DATA
====
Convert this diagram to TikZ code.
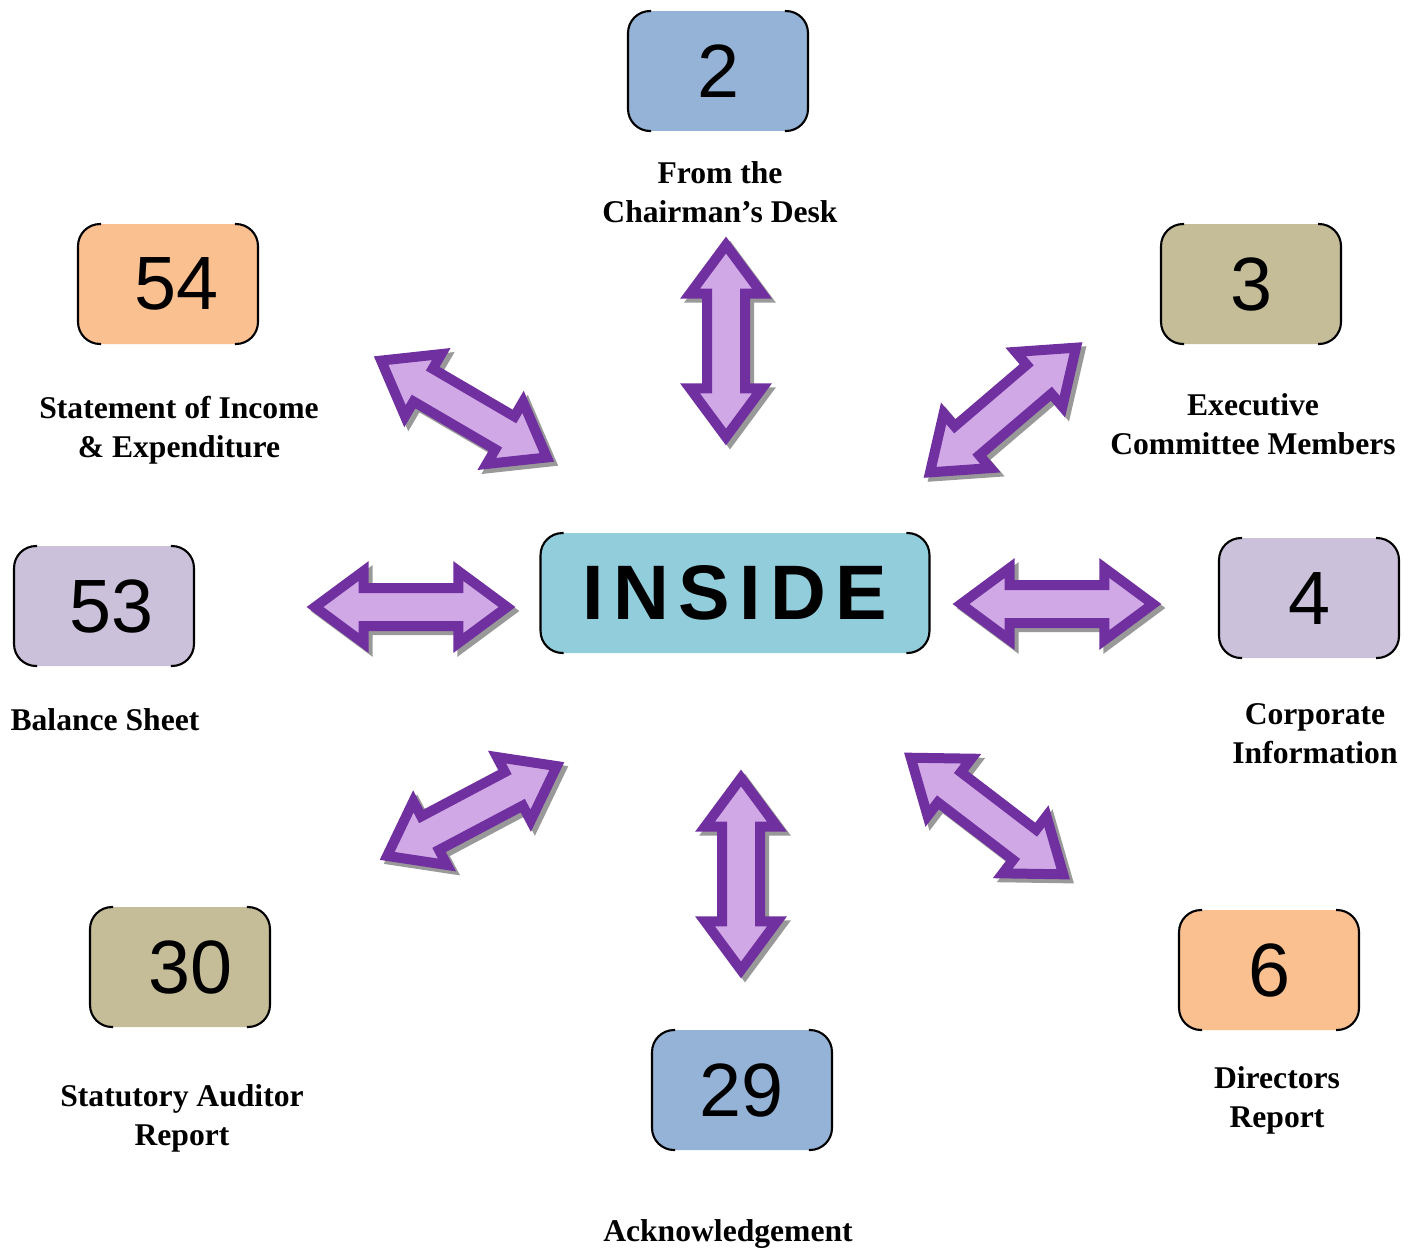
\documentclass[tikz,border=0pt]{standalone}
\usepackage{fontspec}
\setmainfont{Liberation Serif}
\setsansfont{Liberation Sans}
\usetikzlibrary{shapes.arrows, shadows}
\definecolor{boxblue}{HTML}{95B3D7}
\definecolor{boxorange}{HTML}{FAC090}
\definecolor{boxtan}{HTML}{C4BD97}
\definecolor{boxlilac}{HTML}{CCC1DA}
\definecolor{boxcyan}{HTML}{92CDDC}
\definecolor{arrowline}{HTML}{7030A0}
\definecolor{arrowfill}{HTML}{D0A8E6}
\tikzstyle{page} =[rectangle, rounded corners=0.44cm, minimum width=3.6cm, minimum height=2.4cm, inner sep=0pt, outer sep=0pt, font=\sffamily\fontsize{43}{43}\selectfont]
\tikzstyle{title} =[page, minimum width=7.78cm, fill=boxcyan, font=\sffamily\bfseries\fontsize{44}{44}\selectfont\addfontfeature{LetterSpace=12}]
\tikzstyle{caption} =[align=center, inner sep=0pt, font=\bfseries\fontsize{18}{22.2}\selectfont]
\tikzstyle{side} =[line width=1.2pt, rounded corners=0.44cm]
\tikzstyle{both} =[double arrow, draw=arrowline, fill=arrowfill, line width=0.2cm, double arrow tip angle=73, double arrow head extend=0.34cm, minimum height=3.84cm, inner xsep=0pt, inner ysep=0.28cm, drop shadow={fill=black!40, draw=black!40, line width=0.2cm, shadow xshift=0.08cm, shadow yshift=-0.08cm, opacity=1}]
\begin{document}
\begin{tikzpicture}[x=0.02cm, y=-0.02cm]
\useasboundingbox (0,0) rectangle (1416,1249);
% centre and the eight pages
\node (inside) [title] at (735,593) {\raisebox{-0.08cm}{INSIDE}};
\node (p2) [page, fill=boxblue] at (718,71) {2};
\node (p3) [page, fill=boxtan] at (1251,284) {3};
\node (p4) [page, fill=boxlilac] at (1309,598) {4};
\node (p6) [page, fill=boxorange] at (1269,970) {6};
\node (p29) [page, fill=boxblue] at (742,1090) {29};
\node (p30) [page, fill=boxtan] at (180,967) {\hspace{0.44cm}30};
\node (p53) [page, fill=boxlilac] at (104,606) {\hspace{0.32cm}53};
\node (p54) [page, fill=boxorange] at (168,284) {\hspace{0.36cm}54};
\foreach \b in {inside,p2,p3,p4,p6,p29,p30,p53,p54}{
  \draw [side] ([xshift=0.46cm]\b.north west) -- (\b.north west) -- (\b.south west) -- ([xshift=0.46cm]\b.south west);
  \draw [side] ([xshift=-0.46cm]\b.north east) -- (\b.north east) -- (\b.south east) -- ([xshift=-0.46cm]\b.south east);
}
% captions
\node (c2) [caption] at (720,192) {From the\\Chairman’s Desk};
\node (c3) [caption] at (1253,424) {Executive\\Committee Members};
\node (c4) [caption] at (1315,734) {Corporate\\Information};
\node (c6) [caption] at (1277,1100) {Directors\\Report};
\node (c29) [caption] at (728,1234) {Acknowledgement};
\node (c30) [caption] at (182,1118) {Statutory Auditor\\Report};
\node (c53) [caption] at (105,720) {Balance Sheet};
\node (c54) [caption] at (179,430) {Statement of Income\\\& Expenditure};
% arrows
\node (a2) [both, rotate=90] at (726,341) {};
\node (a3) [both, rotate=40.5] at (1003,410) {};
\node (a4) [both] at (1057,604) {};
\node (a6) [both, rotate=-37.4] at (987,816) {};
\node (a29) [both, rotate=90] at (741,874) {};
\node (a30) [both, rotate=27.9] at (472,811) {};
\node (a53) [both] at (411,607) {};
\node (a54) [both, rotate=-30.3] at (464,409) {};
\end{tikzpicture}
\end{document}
====
PROBLEM REQUIREMENTS
Give every line above again exactly, with no pictures.

OUTPUT FOR THIS TASK
Convert this diagram to TikZ code.
\documentclass[tikz,border=0pt]{standalone}
\usepackage{fontspec}
\setmainfont{Liberation Serif}
\setsansfont{Liberation Sans}
\usetikzlibrary{shapes.arrows, shadows}
\definecolor{boxblue}{HTML}{95B3D7}
\definecolor{boxorange}{HTML}{FAC090}
\definecolor{boxtan}{HTML}{C4BD97}
\definecolor{boxlilac}{HTML}{CCC1DA}
\definecolor{boxcyan}{HTML}{92CDDC}
\definecolor{arrowline}{HTML}{7030A0}
\definecolor{arrowfill}{HTML}{D0A8E6}
\tikzstyle{page} =[rectangle, rounded corners=0.44cm, minimum width=3.6cm, minimum height=2.4cm, inner sep=0pt, outer sep=0pt, font=\sffamily\fontsize{43}{43}\selectfont]
\tikzstyle{title} =[page, minimum width=7.78cm, fill=boxcyan, font=\sffamily\bfseries\fontsize{44}{44}\selectfont\addfontfeature{LetterSpace=12}]
\tikzstyle{caption} =[align=center, inner sep=0pt, font=\bfseries\fontsize{18}{22.2}\selectfont]
\tikzstyle{side} =[line width=1.2pt, rounded corners=0.44cm]
\tikzstyle{both} =[double arrow, draw=arrowline, fill=arrowfill, line width=0.2cm, double arrow tip angle=73, double arrow head extend=0.34cm, minimum height=3.84cm, inner xsep=0pt, inner ysep=0.28cm, drop shadow={fill=black!40, draw=black!40, line width=0.2cm, shadow xshift=0.08cm, shadow yshift=-0.08cm, opacity=1}]
\begin{document}
\begin{tikzpicture}[x=0.02cm, y=-0.02cm]
\useasboundingbox (0,0) rectangle (1416,1249);
% centre and the eight pages
\node (inside) [title] at (735,593) {\raisebox{-0.08cm}{INSIDE}};
\node (p2) [page, fill=boxblue] at (718,71) {2};
\node (p3) [page, fill=boxtan] at (1251,284) {3};
\node (p4) [page, fill=boxlilac] at (1309,598) {4};
\node (p6) [page, fill=boxorange] at (1269,970) {6};
\node (p29) [page, fill=boxblue] at (742,1090) {29};
\node (p30) [page, fill=boxtan] at (180,967) {\hspace{0.44cm}30};
\node (p53) [page, fill=boxlilac] at (104,606) {\hspace{0.32cm}53};
\node (p54) [page, fill=boxorange] at (168,284) {\hspace{0.36cm}54};
\foreach \b in {inside,p2,p3,p4,p6,p29,p30,p53,p54}{
  \draw [side] ([xshift=0.46cm]\b.north west) -- (\b.north west) -- (\b.south west) -- ([xshift=0.46cm]\b.south west);
  \draw [side] ([xshift=-0.46cm]\b.north east) -- (\b.north east) -- (\b.south east) -- ([xshift=-0.46cm]\b.south east);
}
% captions
\node (c2) [caption] at (720,192) {From the\\Chairman’s Desk};
\node (c3) [caption] at (1253,424) {Executive\\Committee Members};
\node (c4) [caption] at (1315,734) {Corporate\\Information};
\node (c6) [caption] at (1277,1100) {Directors\\Report};
\node (c29) [caption] at (728,1234) {Acknowledgement};
\node (c30) [caption] at (182,1118) {Statutory Auditor\\Report};
\node (c53) [caption] at (105,720) {Balance Sheet};
\node (c54) [caption] at (179,430) {Statement of Income\\\& Expenditure};
% arrows
\node (a2) [both, rotate=90] at (726,341) {};
\node (a3) [both, rotate=40.5] at (1003,410) {};
\node (a4) [both] at (1057,604) {};
\node (a6) [both, rotate=-37.4] at (987,816) {};
\node (a29) [both, rotate=90] at (741,874) {};
\node (a30) [both, rotate=27.9] at (472,811) {};
\node (a53) [both] at (411,607) {};
\node (a54) [both, rotate=-30.3] at (464,409) {};
\end{tikzpicture}
\end{document}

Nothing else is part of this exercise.